» **EXERCISE AIM**
Extract the lines of the material below, beginning with the first and ending with the line that holds "ctx.stroke();". Skip every picture.

» **DATA SEGMENT**
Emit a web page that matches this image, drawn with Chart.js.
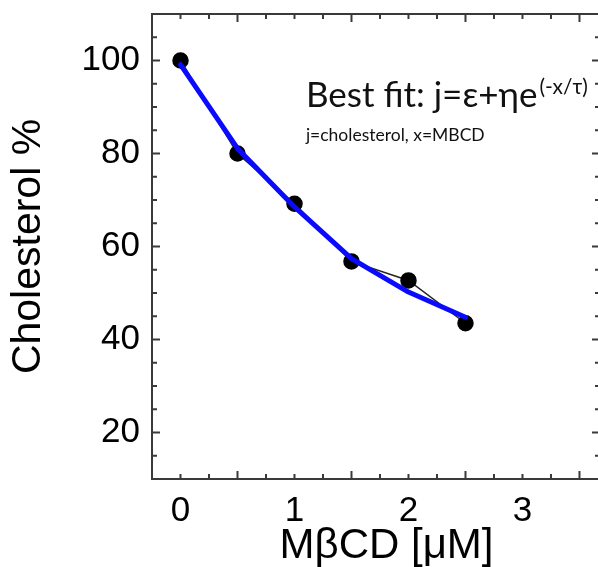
<!DOCTYPE html>
<html>
<head>
<meta charset="utf-8">
<script src="https://cdn.jsdelivr.net/npm/chart.js@4.4.0/dist/chart.umd.min.js"></script>
<style>
  html, body { margin: 0; padding: 0; background: #fff; overflow: hidden; }
  #wrap { width: 630px; height: 567px; }
</style>
</head>
<body>
<div id="wrap"><canvas id="chol" width="630" height="567"></canvas></div>
<script>
// values
const doseUM = [0, 0.5, 1, 1.5, 2, 2.5];
const cholesterolPct = [100, 80.0, 69.2, 56.8, 52.7, 43.5];
const fitPct = [99.1, 81.1, 68.5, 57.4, 50.2, 44.8];
const xTickLabels = [0, 1, 2, 3];
const yTickLabels = [20, 40, 60, 80, 100];
const fitTitle = 'Best fit: j=ε+ηe';
const fitExponent = '(-x/τ)';
const fitNote = 'j=cholesterol, x=MBCD';

const toPoints = (xs, ys) => xs.map((x, i) => ({ x: x, y: ys[i] }));

// box around the plot, inward ticks and the fit note
const frameTicks = {
  id: 'frameTicks',
  afterDraw(chart) {
    const { ctx, chartArea: a, scales: { x, y } } = chart;
    ctx.save();
    ctx.strokeStyle = '#3a3a3a';
    ctx.lineWidth = 2;
    ctx.strokeRect(a.left, a.top, a.right - a.left, a.bottom - a.top);

    ctx.beginPath();
    for (let i = 0; i * 0.25 < x.max; i++) {
      const px = x.getPixelForValue(i * 0.25);
      const len = i % 4 === 2 ? 8 : 5;
      ctx.moveTo(px, a.bottom); ctx.lineTo(px, a.bottom - len);
      ctx.moveTo(px, a.top); ctx.lineTo(px, a.top + len);
    }
    for (let v = y.min + 5; v < y.max; v += 5) {
      const py = y.getPixelForValue(v);
      const len = v % 20 === 0 ? 8 : 5;
      ctx.moveTo(a.left, py); ctx.lineTo(a.left + len, py);
      ctx.moveTo(a.right, py); ctx.lineTo(a.right - len, py);
    }
    ctx.stroke();

    // fit formula, anchored in data units
    const tx = x.getPixelForValue(1.1);
    const ty = y.getPixelForValue(90);
    ctx.fillStyle = '#111';
    ctx.textBaseline = 'alphabetic';
    ctx.textAlign = 'left';
    ctx.font = '35px Lato';
    ctx.fillText(fitTitle, tx, ty);
    const w = ctx.measureText(fitTitle).width;
    ctx.font = '21px Lato';
    ctx.fillText(fitExponent, tx + w + 2, ty - 13);
    ctx.font = '17.5px Lato';
    ctx.fillText(fitNote, tx, ty + 34);
    ctx.restore();
  }
};

new Chart(document.getElementById('chol'), {
  type: 'line',
  data: {
    datasets: [
      {
        label: 'fit',
        data: toPoints(doseUM, fitPct),
        borderColor: '#0a0aff',
        borderWidth: 5,
        borderCapStyle: 'round',
        borderJoinStyle: 'round',
        pointRadius: 0,
        tension: 0
      },
      {
        label: 'cholesterol',
        data: toPoints(doseUM, cholesterolPct),
        borderColor: '#222',
        borderWidth: 1.5,
        pointRadius: 7.5,
        pointBackgroundColor: '#000',
        pointBorderColor: '#000',
        tension: 0
      }
    ]
  },
  options: {
    responsive: false,
    animation: false,
    devicePixelRatio: 1,
    layout: { padding: { top: 14, right: 30, bottom: 0, left: 0 } },
    plugins: { legend: { display: false }, tooltip: { enabled: false } },
    scales: {
      x: {
        type: 'linear',
        min: -0.25,
        max: 3.68,
        grid: { display: false, drawTicks: false },
        border: { display: false },
        afterBuildTicks: s => { s.ticks = xTickLabels.map(v => ({ value: v })); },
        afterFit: s => { s.height = 88; s.paddingLeft = 0; s.paddingRight = 0; },
        ticks: {
          color: '#000',
          padding: 11,
          maxRotation: 0,
          font: { family: 'Liberation Sans, Arial, sans-serif', size: 35 }
        },
        title: {
          display: true,
          text: '\u2002MβCD [μM]',
          color: '#000',
          padding: { top: 0, bottom: 0 },
          font: { family: 'Liberation Sans, Arial, sans-serif', size: 42, lineHeight: 1 }
        }
      },
      y: {
        min: 10,
        max: 110,
        grid: { display: false, drawTicks: false },
        border: { display: false },
        afterBuildTicks: s => { s.ticks = yTickLabels.map(v => ({ value: v })); },
        afterFit: s => { s.width = 152; s.paddingTop = 0; s.paddingBottom = 0; },
        ticks: {
          color: '#000',
          padding: 12,
          font: { family: 'Liberation Sans, Arial, sans-serif', size: 35 }
        },
        title: {
          display: true,
          text: 'Cholesterol %',
          color: '#000',
          padding: { top: 8, bottom: 0 },
          font: { family: 'Liberation Sans, Arial, sans-serif', size: 41, lineHeight: 1 }
        }
      }
    }
  },
  plugins: [frameTicks]
});
</script>
</body>
</html>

» **SOLUTION TO THE EXERCISE**
Emit a web page that matches this image, drawn with Chart.js.
<!DOCTYPE html>
<html>
<head>
<meta charset="utf-8">
<script src="https://cdn.jsdelivr.net/npm/chart.js@4.4.0/dist/chart.umd.min.js"></script>
<style>
  html, body { margin: 0; padding: 0; background: #fff; overflow: hidden; }
  #wrap { width: 630px; height: 567px; }
</style>
</head>
<body>
<div id="wrap"><canvas id="chol" width="630" height="567"></canvas></div>
<script>
// values
const doseUM = [0, 0.5, 1, 1.5, 2, 2.5];
const cholesterolPct = [100, 80.0, 69.2, 56.8, 52.7, 43.5];
const fitPct = [99.1, 81.1, 68.5, 57.4, 50.2, 44.8];
const xTickLabels = [0, 1, 2, 3];
const yTickLabels = [20, 40, 60, 80, 100];
const fitTitle = 'Best fit: j=ε+ηe';
const fitExponent = '(-x/τ)';
const fitNote = 'j=cholesterol, x=MBCD';

const toPoints = (xs, ys) => xs.map((x, i) => ({ x: x, y: ys[i] }));

// box around the plot, inward ticks and the fit note
const frameTicks = {
  id: 'frameTicks',
  afterDraw(chart) {
    const { ctx, chartArea: a, scales: { x, y } } = chart;
    ctx.save();
    ctx.strokeStyle = '#3a3a3a';
    ctx.lineWidth = 2;
    ctx.strokeRect(a.left, a.top, a.right - a.left, a.bottom - a.top);

    ctx.beginPath();
    for (let i = 0; i * 0.25 < x.max; i++) {
      const px = x.getPixelForValue(i * 0.25);
      const len = i % 4 === 2 ? 8 : 5;
      ctx.moveTo(px, a.bottom); ctx.lineTo(px, a.bottom - len);
      ctx.moveTo(px, a.top); ctx.lineTo(px, a.top + len);
    }
    for (let v = y.min + 5; v < y.max; v += 5) {
      const py = y.getPixelForValue(v);
      const len = v % 20 === 0 ? 8 : 5;
      ctx.moveTo(a.left, py); ctx.lineTo(a.left + len, py);
      ctx.moveTo(a.right, py); ctx.lineTo(a.right - len, py);
    }
    ctx.stroke();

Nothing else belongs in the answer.